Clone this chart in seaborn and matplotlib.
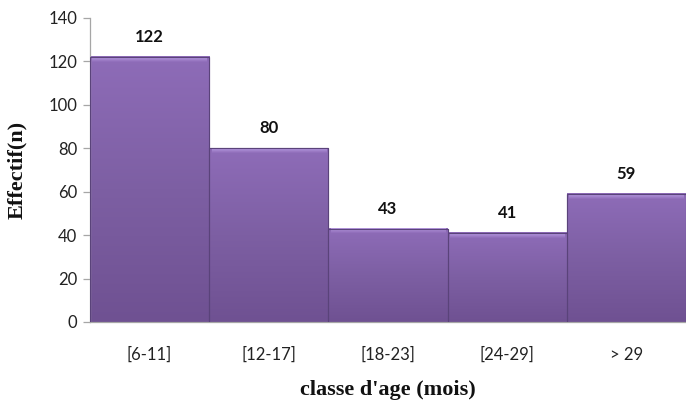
import numpy as np
import pandas as pd
import matplotlib
matplotlib.use("Agg")
import matplotlib.pyplot as plt
import seaborn as sns
from matplotlib.colors import LinearSegmentedColormap

categories = ["[6-11]", "[12-17]", "[18-23]", "[24-29]", "> 29"]
counts = [122, 80, 43, 41, 59]
y_ticks = [0, 20, 40, 60, 80, 100, 120, 140]

df = pd.DataFrame({"classe": categories, "effectif": counts})

sns.set_theme(style="white")
plt.rcParams["font.family"] = ["Lato", "DejaVu Sans"]

fig = plt.figure(figsize=(6.86, 4.05), dpi=100)
ax = fig.add_axes([0.1312, 0.205, 0.8688, 0.751])

sns.barplot(data=df, x="classe", y="effectif", ax=ax, width=1.0,
            color="#8064A2", edgecolor="#5E4680", linewidth=0.8, saturation=1)

ax.set_xlim(-0.5, len(categories) - 0.5)
ax.set_ylim(0, 140)
ax.set_yticks(y_ticks)

# vertical purple gradient with a light bevel on top of each bar
grad = LinearSegmentedColormap.from_list("purple", ["#6F5192", "#7D5FA3", "#8E6CB8"])
bevel = LinearSegmentedColormap.from_list("bevel", ["#8E6CB8", "#B79AE0"])
for patch in ax.patches:
    x0, y0 = patch.get_x(), patch.get_y()
    w, h = patch.get_width(), patch.get_height()
    img = np.linspace(0, 1, 256).reshape(-1, 1)
    ax.imshow(img, cmap=grad, origin="lower", aspect="auto",
              extent=(x0, x0 + w, y0, y0 + h), zorder=2, clip_path=patch,
              clip_on=True)
    ax.imshow(img, cmap=bevel, origin="lower", aspect="auto",
              extent=(x0 + 0.02, x0 + w - 0.02, y0 + h - 2.2, y0 + h), zorder=2.5)
    ax.add_patch(plt.Rectangle((x0, y0), w, h, fill=False,
                               edgecolor="#5A437A", linewidth=0.8, zorder=3))
    ax.text(x0 + w / 2, y0 + h + 5.5, f"{int(round(h))}", ha="center", va="bottom",
            fontsize=12, fontweight="bold", color="#111111", zorder=4)

ax.set_xlim(-0.5, len(categories) - 0.5)
ax.set_ylim(0, 140)

for s in ["top", "right"]:
    ax.spines[s].set_visible(False)
ax.spines["left"].set_color("#A6A6A6")
ax.spines["bottom"].set_color("#A6A6A6")
ax.spines["left"].set_linewidth(0.9)
ax.spines["bottom"].set_linewidth(0.9)

ax.tick_params(axis="y", which="major", left=True, length=5, width=0.9,
               color="#A6A6A6", labelsize=12, labelcolor="#222222", pad=4)
ax.tick_params(axis="x", bottom=False, labelsize=12, labelcolor="#222222", pad=12)

ax.set_xlabel("classe d'age (mois)", family="Liberation Serif", fontweight="bold",
              fontsize=16, color="#111111")
ax.xaxis.set_label_coords(0.5, -0.224)
ax.xaxis.label.set_va("center")
ax.set_ylabel("Effectif(n)", family="Liberation Serif", fontweight="bold",
              fontsize=16, color="#111111")
ax.yaxis.set_label_coords(-0.122, 0.5)
ax.yaxis.label.set_va("center")

fig.savefig("out.png", dpi=100)
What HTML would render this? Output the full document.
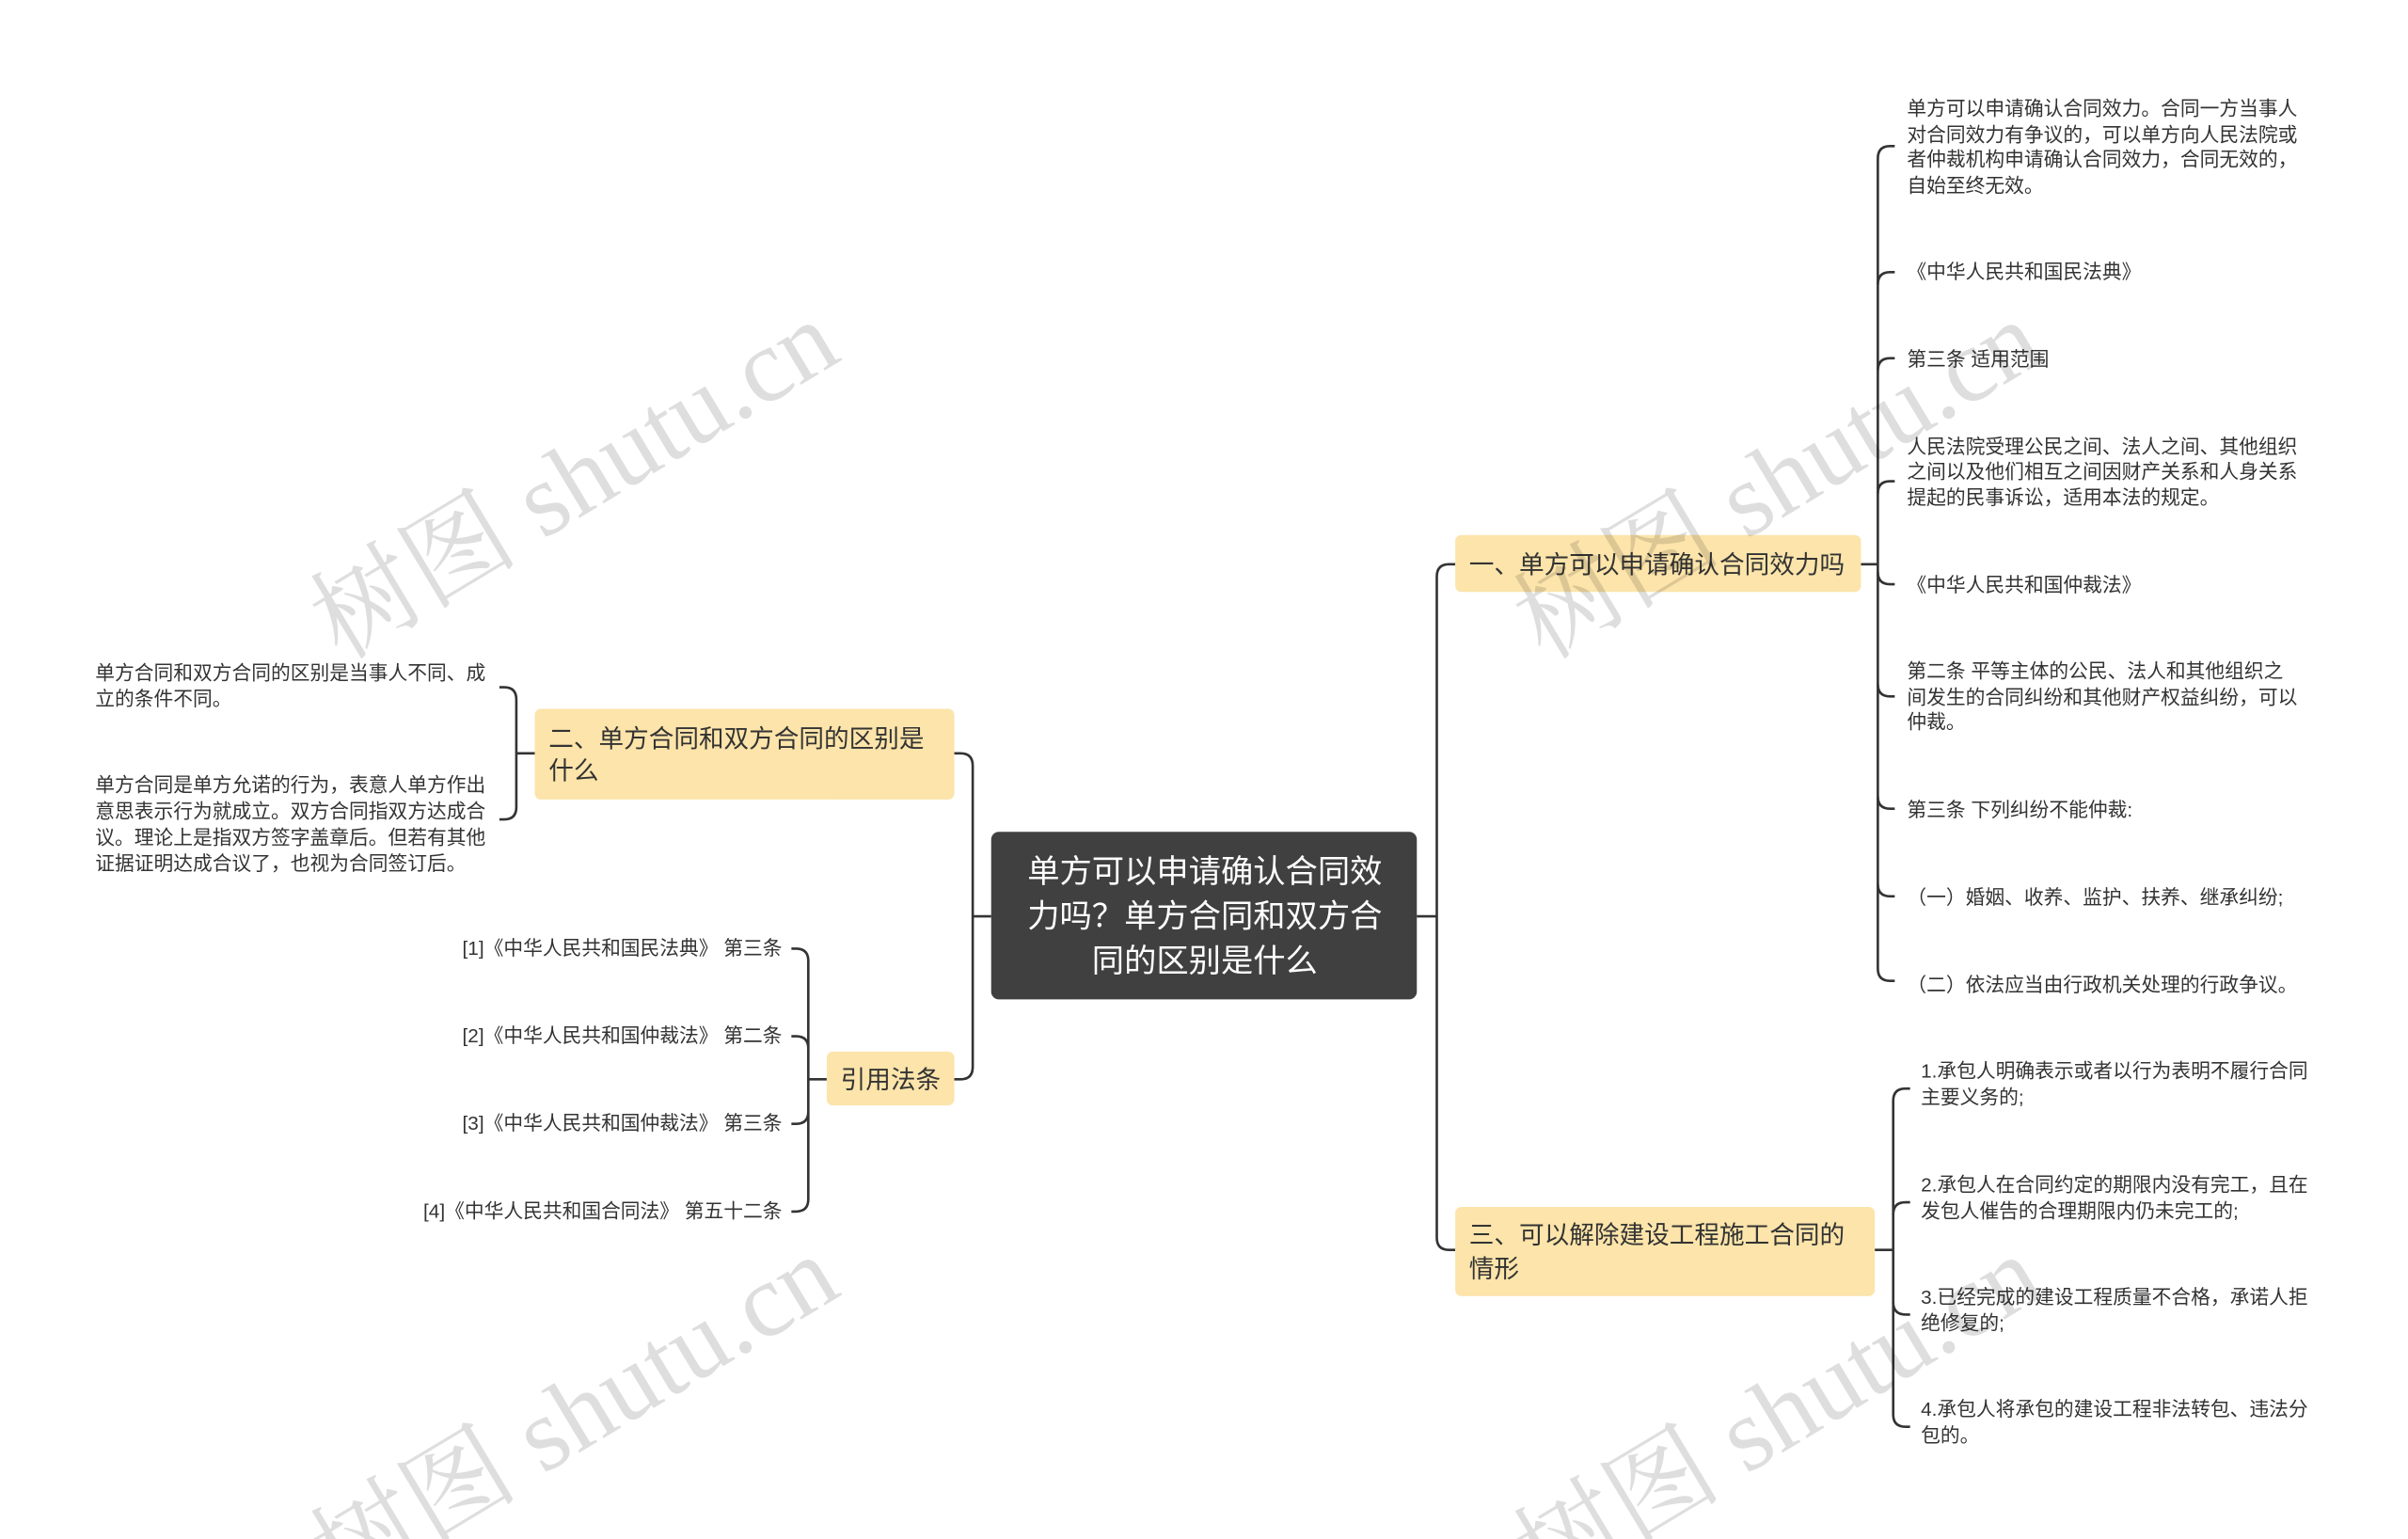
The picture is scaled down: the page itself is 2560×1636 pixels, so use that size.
<!DOCTYPE html>
<html><head><meta charset="utf-8"><style>
html,body{margin:0;padding:0;background:#fff;width:2560px;height:1636px;overflow:hidden;}
svg{display:block}
text{font-family:"Liberation Sans","Noto Sans CJK SC",sans-serif;}
</style></head><body>
<svg width="2560" height="1636" viewBox="0 0 1567 1001" preserveAspectRatio="none" xmlns="http://www.w3.org/2000/svg" style="overflow:hidden">
<g fill="none" stroke="#333" stroke-width="1.6">
<path d="M922 596 H935"/>
<path d="M947 367 H943 Q935 367 935 375 V805 Q935 813 943 813 H947"/>
<path d="M645 596 H633"/>
<path d="M621 490 H625 Q633 490 633 498 V694 Q633 702 625 702 H621"/>
<path d="M348 490 H336"/>
<path d="M325 447 H328 Q336 447 336 455 V525 Q336 533 328 533 H325"/>
<path d="M538 702 H526"/>
<path d="M515 617 H518 Q526 617 526 625 V780 Q526 788 518 788 H515"/>
<path d="M515 674 H518 Q526 674 526 682"/>
<path d="M515 731 H518 Q526 731 526 723"/>
<path d="M1211 367 H1222"/>
<path d="M1233 95 H1230 Q1222 95 1222 103 V630 Q1222 638 1230 638 H1233"/>
<path d="M1233 177 H1230 Q1222 177 1222 185"/>
<path d="M1233 233 H1230 Q1222 233 1222 241"/>
<path d="M1233 313 H1230 Q1222 313 1222 321"/>
<path d="M1233 380 H1230 Q1222 380 1222 372"/>
<path d="M1233 453 H1230 Q1222 453 1222 445"/>
<path d="M1233 526 H1230 Q1222 526 1222 518"/>
<path d="M1233 583 H1230 Q1222 583 1222 575"/>
<path d="M1220 813 H1232"/>
<path d="M1243 708 H1240 Q1232 708 1232 716 V920 Q1232 928 1240 928 H1243"/>
<path d="M1243 782 H1240 Q1232 782 1232 790"/>
<path d="M1243 855 H1240 Q1232 855 1232 847"/>
</g>
<rect x="645" y="541" width="277" height="109" rx="5" fill="#404040"/>
<g fill="#fff" font-size="21" text-anchor="middle">
<text x="784" y="574">单方可以申请确认合同效</text>
<text x="784" y="603">力吗？单方合同和双方合</text>
<text x="784" y="632">同的区别是什么</text>
</g>
<g fill="#fce4aa">
<rect x="947" y="348" width="264" height="37" rx="4"/>
<rect x="947" y="785" width="273" height="58" rx="4"/>
<rect x="348" y="461" width="273" height="59" rx="4"/>
<rect x="538" y="684" width="83" height="35" rx="4"/>
</g>
<g fill="#333" font-size="16.3">
<text x="956" y="373">一、单方可以申请确认合同效力吗</text>
<text x="956" y="809">三、可以解除建设工程施工合同的</text>
<text x="956" y="831">情形</text>
<text x="357" y="486">二、单方合同和双方合同的区别是</text>
<text x="357" y="507">什么</text>
<text x="547" y="708">引用法条</text>
</g>
<g fill="#333" font-size="12.7">
<text x="62" y="442">单方合同和双方合同的区别是当事人不同、成</text>
<text x="62" y="459">立的条件不同。</text>
<text x="62" y="515">单方合同是单方允诺的行为，表意人单方作出</text>
<text x="62" y="532">意思表示行为就成立。双方合同指双方达成合</text>
<text x="62" y="549">议。理论上是指双方签字盖章后。但若有其他</text>
<text x="62" y="566">证据证明达成合议了，也视为合同签订后。</text>
</g>
<g fill="#333" font-size="12.7" text-anchor="end">
<text x="509" y="621">[1]《中华人民共和国民法典》 第三条</text>
<text x="509" y="678">[2]《中华人民共和国仲裁法》 第二条</text>
<text x="509" y="735">[3]《中华人民共和国仲裁法》 第三条</text>
<text x="509" y="792">[4]《中华人民共和国合同法》 第五十二条</text>
</g>
<g fill="#333" font-size="12.7">
<text x="1241" y="75">单方可以申请确认合同效力。合同一方当事人</text>
<text x="1241" y="92">对合同效力有争议的，可以单方向人民法院或</text>
<text x="1241" y="108">者仲裁机构申请确认合同效力，合同无效的，</text>
<text x="1241" y="125">自始至终无效。</text>
<text x="1241" y="181">《中华人民共和国民法典》</text>
<text x="1241" y="238">第三条 适用范围</text>
<text x="1241" y="295">人民法院受理公民之间、法人之间、其他组织</text>
<text x="1241" y="311">之间以及他们相互之间因财产关系和人身关系</text>
<text x="1241" y="328">提起的民事诉讼，适用本法的规定。</text>
<text x="1241" y="385">《中华人民共和国仲裁法》</text>
<text x="1241" y="441">第二条 平等主体的公民、法人和其他组织之</text>
<text x="1241" y="458">间发生的合同纠纷和其他财产权益纠纷，可以</text>
<text x="1241" y="474">仲裁。</text>
<text x="1241" y="531">第三条 下列纠纷不能仲裁:</text>
<text x="1241" y="588">（一）婚姻、收养、监护、扶养、继承纠纷;</text>
<text x="1241" y="645">（二）依法应当由行政机关处理的行政争议。</text>
<text x="1250" y="701">1.承包人明确表示或者以行为表明不履行合同</text>
<text x="1250" y="718">主要义务的;</text>
<text x="1250" y="775">2.承包人在合同约定的期限内没有完工，且在</text>
<text x="1250" y="792">发包人催告的合理期限内仍未完工的;</text>
<text x="1250" y="848">3.已经完成的建设工程质量不合格，承诺人拒</text>
<text x="1250" y="865">绝修复的;</text>
<text x="1250" y="921">4.承包人将承包的建设工程非法转包、违法分</text>
<text x="1250" y="938">包的。</text>
</g>
<g fill="#000" fill-opacity="0.13" font-size="68">
<text transform="translate(222,430) rotate(-31)" style="font-family:'Liberation Serif','Noto Serif CJK SC',serif">树图 shutu.cn</text>
<text transform="translate(222,1038) rotate(-31)" style="font-family:'Liberation Serif','Noto Serif CJK SC',serif">树图 shutu.cn</text>
<text transform="translate(1005,430) rotate(-31)" style="font-family:'Liberation Serif','Noto Serif CJK SC',serif">树图 shutu.cn</text>
<text transform="translate(1005,1038) rotate(-31)" style="font-family:'Liberation Serif','Noto Serif CJK SC',serif">树图 shutu.cn</text>
</g>
</svg>
</body></html>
────────────────────────────────────────
> _TASK OBJECTIVE_: Go through the material above and count the lines that contain "matplotlib"; give that number alone.

> _ANSWER TO THE PROBLEM_: 5